• Extracted records:
* * * *

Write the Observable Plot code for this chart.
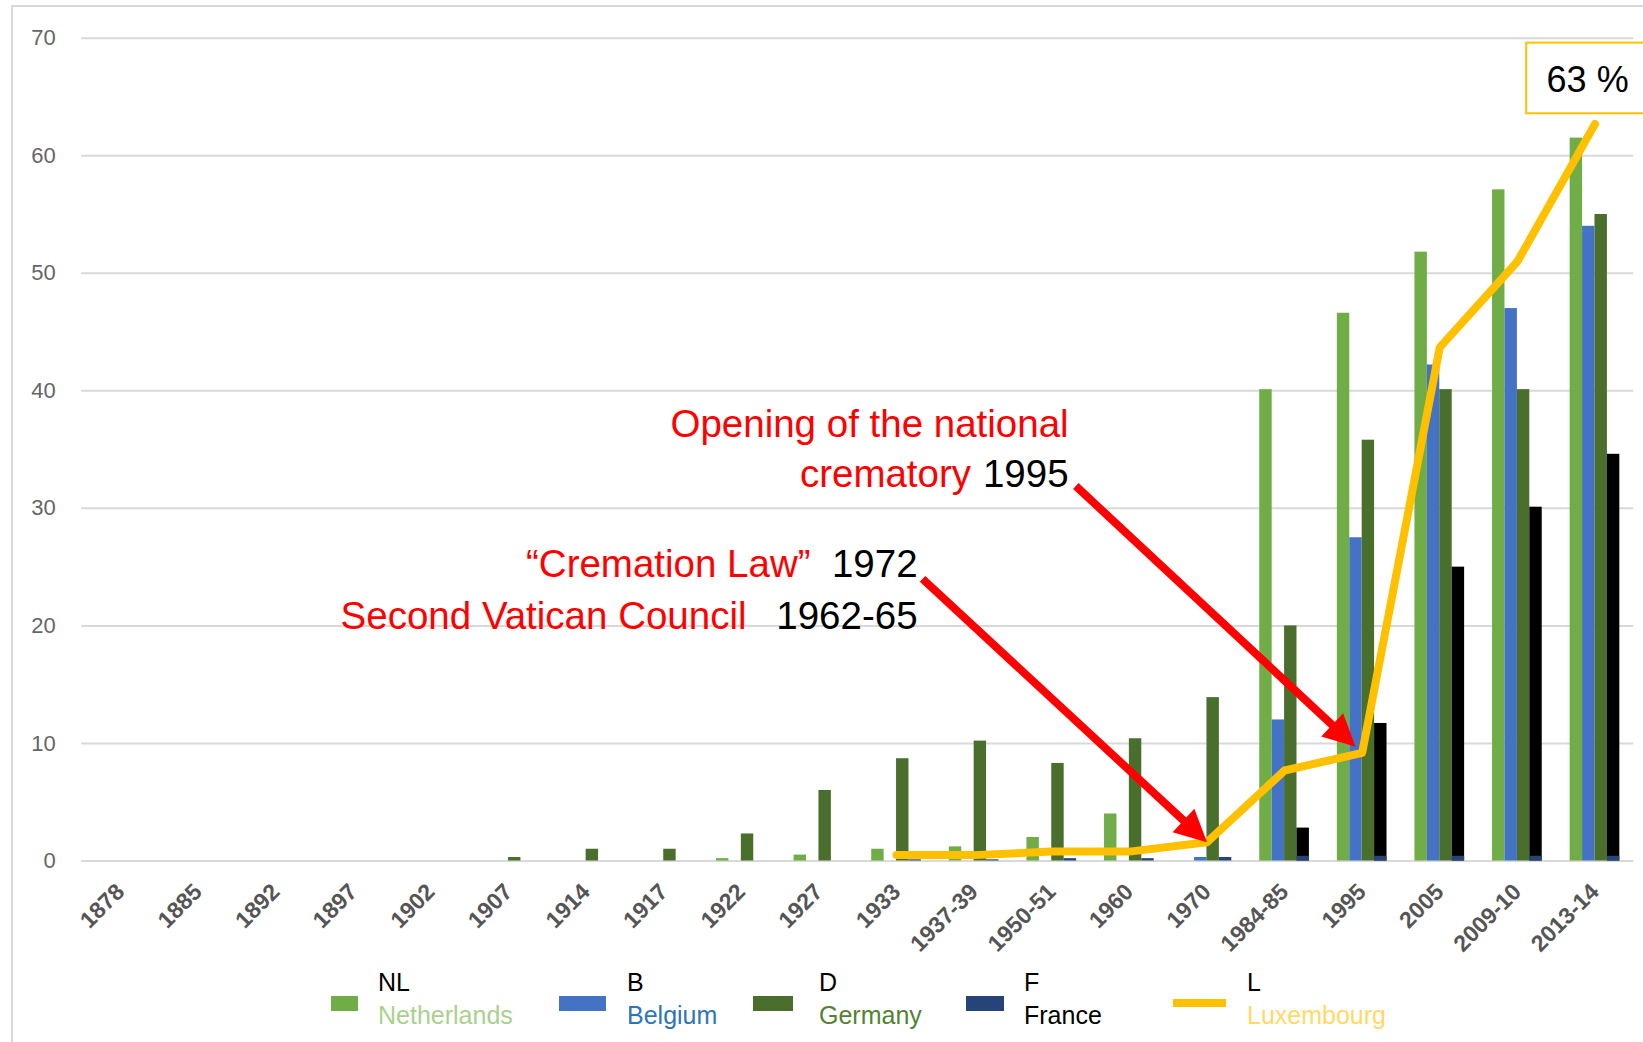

* * * *

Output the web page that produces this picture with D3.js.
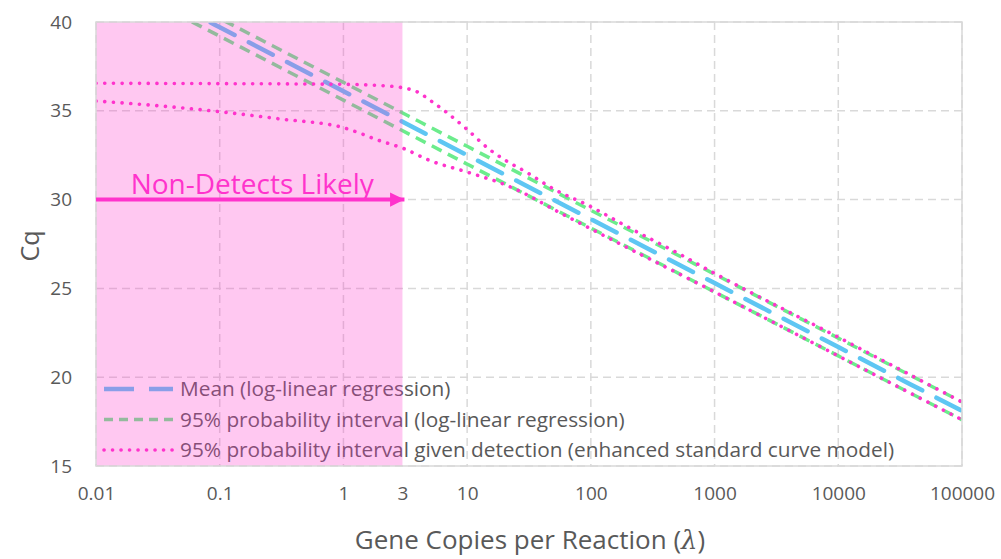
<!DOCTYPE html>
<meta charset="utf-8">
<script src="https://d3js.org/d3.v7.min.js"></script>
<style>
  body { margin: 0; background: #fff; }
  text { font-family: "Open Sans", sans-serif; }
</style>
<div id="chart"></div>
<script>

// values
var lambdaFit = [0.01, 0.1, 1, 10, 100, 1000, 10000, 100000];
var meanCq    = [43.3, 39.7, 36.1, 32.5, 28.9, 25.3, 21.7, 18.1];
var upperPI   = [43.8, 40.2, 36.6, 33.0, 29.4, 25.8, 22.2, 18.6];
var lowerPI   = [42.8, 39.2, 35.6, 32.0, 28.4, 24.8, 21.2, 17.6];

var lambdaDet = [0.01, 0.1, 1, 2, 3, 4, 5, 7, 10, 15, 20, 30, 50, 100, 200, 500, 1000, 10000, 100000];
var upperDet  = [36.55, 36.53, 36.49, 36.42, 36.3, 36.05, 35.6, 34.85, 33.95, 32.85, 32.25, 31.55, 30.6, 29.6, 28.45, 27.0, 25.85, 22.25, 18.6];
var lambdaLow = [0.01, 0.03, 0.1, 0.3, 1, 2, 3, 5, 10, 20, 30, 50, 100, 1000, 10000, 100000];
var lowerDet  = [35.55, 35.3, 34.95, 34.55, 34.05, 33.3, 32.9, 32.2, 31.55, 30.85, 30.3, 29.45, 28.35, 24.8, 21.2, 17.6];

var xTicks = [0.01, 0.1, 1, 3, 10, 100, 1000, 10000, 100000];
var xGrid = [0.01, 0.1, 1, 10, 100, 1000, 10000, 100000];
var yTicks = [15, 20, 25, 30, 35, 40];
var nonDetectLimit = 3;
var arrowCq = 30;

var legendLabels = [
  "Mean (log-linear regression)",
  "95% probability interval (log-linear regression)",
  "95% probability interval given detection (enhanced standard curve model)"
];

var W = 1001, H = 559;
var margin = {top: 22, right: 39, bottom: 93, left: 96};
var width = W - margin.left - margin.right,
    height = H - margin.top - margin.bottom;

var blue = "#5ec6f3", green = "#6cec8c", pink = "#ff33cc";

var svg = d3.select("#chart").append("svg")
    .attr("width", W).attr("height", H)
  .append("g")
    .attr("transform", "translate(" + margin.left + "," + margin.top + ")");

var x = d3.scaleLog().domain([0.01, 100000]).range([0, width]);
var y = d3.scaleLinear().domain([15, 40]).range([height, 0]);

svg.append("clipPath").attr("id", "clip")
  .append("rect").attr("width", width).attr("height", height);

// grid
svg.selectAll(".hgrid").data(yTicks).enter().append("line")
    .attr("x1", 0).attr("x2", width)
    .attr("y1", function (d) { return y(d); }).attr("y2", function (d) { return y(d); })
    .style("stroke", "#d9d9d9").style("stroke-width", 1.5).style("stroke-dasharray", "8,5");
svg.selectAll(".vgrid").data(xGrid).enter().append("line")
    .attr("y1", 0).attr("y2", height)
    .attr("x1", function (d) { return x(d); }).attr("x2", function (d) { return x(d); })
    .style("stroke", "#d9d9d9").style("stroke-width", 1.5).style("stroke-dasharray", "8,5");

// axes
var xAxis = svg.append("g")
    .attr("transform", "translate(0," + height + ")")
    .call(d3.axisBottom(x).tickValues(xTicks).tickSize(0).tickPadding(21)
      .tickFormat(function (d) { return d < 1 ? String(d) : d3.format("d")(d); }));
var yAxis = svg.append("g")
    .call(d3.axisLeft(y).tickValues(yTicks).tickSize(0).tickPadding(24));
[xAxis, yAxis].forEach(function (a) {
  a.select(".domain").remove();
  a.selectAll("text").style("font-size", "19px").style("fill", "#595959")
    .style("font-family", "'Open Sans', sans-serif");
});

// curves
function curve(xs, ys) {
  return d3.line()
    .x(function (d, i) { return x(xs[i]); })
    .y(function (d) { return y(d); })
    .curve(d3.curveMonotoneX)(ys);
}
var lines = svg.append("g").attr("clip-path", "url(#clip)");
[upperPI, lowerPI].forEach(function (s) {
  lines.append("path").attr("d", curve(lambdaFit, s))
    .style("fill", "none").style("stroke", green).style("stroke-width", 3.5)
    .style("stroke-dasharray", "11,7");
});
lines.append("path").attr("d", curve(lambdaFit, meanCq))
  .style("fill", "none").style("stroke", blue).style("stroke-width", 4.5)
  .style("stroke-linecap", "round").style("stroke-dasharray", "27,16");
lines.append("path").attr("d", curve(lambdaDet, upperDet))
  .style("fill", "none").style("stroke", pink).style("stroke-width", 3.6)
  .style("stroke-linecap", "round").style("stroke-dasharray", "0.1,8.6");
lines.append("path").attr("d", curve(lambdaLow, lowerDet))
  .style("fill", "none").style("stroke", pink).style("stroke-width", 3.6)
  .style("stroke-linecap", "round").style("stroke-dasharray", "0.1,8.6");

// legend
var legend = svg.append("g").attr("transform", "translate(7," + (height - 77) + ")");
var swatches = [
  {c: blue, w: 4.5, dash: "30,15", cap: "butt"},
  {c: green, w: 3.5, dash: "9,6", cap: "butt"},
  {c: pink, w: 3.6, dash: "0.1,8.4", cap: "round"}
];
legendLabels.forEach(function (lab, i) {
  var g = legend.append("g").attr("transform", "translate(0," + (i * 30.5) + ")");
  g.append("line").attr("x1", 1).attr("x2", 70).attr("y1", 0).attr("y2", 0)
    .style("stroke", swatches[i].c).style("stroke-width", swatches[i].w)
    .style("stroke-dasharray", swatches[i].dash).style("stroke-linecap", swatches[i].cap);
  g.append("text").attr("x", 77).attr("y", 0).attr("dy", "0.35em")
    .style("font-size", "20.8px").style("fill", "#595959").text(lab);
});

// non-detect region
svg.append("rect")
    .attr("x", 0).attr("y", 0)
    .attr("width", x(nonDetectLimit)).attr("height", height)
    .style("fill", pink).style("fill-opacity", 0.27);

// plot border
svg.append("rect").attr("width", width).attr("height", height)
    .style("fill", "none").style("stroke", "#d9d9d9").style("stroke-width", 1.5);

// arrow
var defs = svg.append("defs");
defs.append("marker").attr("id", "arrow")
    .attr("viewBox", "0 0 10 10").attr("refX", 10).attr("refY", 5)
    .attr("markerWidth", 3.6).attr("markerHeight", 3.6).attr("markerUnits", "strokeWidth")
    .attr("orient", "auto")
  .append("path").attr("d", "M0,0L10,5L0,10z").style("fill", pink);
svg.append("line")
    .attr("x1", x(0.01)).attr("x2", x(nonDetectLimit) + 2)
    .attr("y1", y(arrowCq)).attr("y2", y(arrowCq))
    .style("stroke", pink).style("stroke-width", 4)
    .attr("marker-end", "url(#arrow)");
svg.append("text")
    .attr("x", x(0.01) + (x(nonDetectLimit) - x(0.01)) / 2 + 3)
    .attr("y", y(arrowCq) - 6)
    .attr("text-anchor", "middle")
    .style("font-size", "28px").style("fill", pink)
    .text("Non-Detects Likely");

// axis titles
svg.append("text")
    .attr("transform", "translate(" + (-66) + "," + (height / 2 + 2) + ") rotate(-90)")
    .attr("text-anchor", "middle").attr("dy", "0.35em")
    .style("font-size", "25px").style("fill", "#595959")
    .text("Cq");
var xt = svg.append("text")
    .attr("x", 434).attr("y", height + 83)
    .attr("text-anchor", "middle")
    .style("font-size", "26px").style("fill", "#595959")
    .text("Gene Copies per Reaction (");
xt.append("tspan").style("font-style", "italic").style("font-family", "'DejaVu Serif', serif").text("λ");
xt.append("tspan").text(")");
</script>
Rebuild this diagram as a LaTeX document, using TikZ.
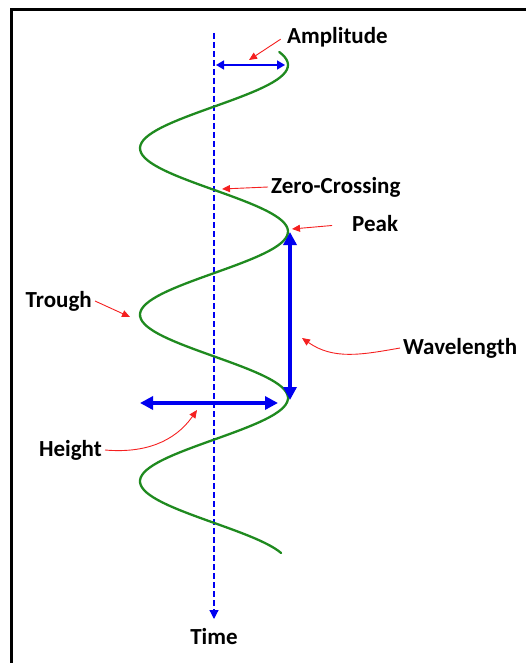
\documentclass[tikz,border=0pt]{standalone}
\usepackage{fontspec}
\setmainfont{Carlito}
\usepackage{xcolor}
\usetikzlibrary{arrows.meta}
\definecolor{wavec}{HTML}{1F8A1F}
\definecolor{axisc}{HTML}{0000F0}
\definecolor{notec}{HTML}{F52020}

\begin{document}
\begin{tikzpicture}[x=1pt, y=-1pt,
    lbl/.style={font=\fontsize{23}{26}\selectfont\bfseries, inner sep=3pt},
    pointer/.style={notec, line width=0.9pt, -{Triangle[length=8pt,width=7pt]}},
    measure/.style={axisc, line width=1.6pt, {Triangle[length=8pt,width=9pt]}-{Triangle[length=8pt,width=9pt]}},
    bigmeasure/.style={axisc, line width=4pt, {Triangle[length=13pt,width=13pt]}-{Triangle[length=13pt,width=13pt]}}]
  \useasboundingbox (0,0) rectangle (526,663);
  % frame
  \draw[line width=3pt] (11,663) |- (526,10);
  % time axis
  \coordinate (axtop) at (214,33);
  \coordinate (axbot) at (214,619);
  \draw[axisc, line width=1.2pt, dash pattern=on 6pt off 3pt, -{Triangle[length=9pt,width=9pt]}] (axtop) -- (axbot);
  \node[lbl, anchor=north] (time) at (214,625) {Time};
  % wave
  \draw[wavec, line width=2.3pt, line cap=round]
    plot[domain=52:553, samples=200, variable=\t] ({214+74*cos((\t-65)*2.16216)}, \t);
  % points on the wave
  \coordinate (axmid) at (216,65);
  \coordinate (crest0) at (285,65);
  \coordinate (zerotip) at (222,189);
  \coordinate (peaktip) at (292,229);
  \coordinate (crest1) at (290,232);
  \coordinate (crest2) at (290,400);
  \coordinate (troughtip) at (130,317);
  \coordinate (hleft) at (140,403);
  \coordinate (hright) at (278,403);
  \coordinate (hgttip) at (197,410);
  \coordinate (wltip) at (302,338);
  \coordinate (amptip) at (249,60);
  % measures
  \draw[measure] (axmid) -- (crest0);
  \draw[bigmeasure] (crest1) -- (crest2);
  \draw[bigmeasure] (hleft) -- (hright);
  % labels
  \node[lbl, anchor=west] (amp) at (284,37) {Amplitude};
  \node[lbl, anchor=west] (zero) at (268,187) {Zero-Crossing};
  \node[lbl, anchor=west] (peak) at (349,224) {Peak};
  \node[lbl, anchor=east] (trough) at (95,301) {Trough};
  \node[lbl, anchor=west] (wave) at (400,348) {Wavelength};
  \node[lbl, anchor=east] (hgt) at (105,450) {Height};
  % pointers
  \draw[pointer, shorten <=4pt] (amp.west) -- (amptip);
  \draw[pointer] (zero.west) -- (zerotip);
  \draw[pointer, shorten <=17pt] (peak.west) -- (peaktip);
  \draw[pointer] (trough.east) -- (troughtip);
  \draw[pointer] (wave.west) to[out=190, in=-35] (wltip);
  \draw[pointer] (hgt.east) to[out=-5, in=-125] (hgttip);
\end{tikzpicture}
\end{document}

* * * *

• Stated exercise:
Go through the listing above and pull out each line containing the word "chart".

• Exercise response:
Write the Observable Plot code for this chart.
<div id="chart"></div>
var svg = d3.select("#chart").append("svg")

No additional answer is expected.